> Cucumber lets you write automated tests in plain language

No, it doesn't.

Or to be more precise: Cucumber lets you write your tests twice - once in something that isn't nearly as close "plain language" as it seems at first glance, and then again in a horrible mismash of regex spaghetti code that will make you wish you'd been born a thousand years before computers were invented.

I was forced to try to use it about 15 years ago and spent literally twice as much time debugging the testing framework as I did actually implementing code - velocity on actual feature development ground to a halt. I think the most hilarious part about this was that it was completely incapable of finding the most common class of problem we tended to run into at the time - cross-browser presentation issues.

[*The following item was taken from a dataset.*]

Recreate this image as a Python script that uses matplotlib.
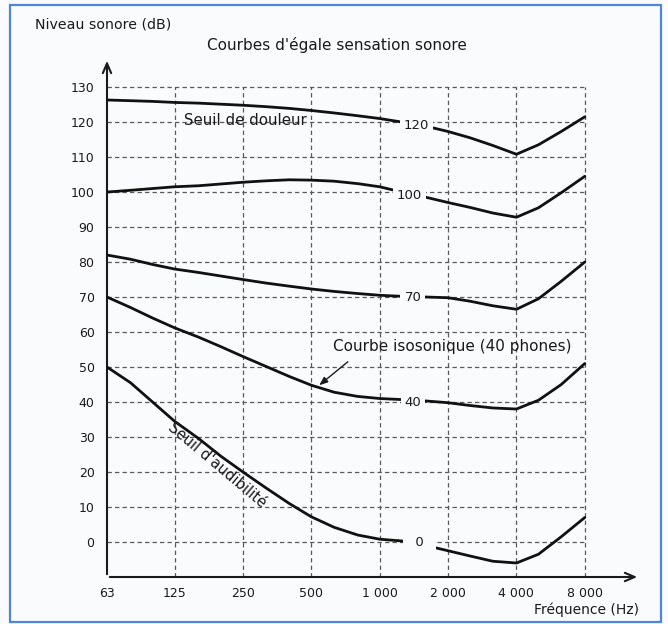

One of the big problems you'll find if you try to use this trash is that nobody except a software engineer will be really able to write tests in a consistent enough way that you'll be able to implement them without a truly horrible regex soup: even if you can actually get a non-software-engineer to write cucumber tests for you (dubious), the non-engineer-types will write "given I'm logged in" for one test and then "given I have logged in" for another, and "given I gave gone through the login process" for a third. And it doesn't matter how many regexs you implement to try to cover all their variations in their language, or how clever your regexs are - the nature of natural language means there's near-infinite variations, and they'll come up with new and more annoying variations just when you start feeling confident. And that's before we even start talking about the ambiguity of natural language.

I did manage to find a decent use for cucumber-style language a couple of years ago, though - we started commenting our unit tests using this style:

  def test_something():
     """ test some thing """

     # given some prerequisite
     set_up_prerequisite()

     # when I perform some action
     perform_some_action()

     # then some condition should be true, because <reason>
     assert some_condition is True

At first I was dubious, given my previous experience, but I quickly found this to be a very nice way to document your unit tests and make them super-readable and easy to understand at a glance. And you don't even need to install any software to start doing it. I highly recommend it!

It's dashboard-oriented development for MBAs and PMPs.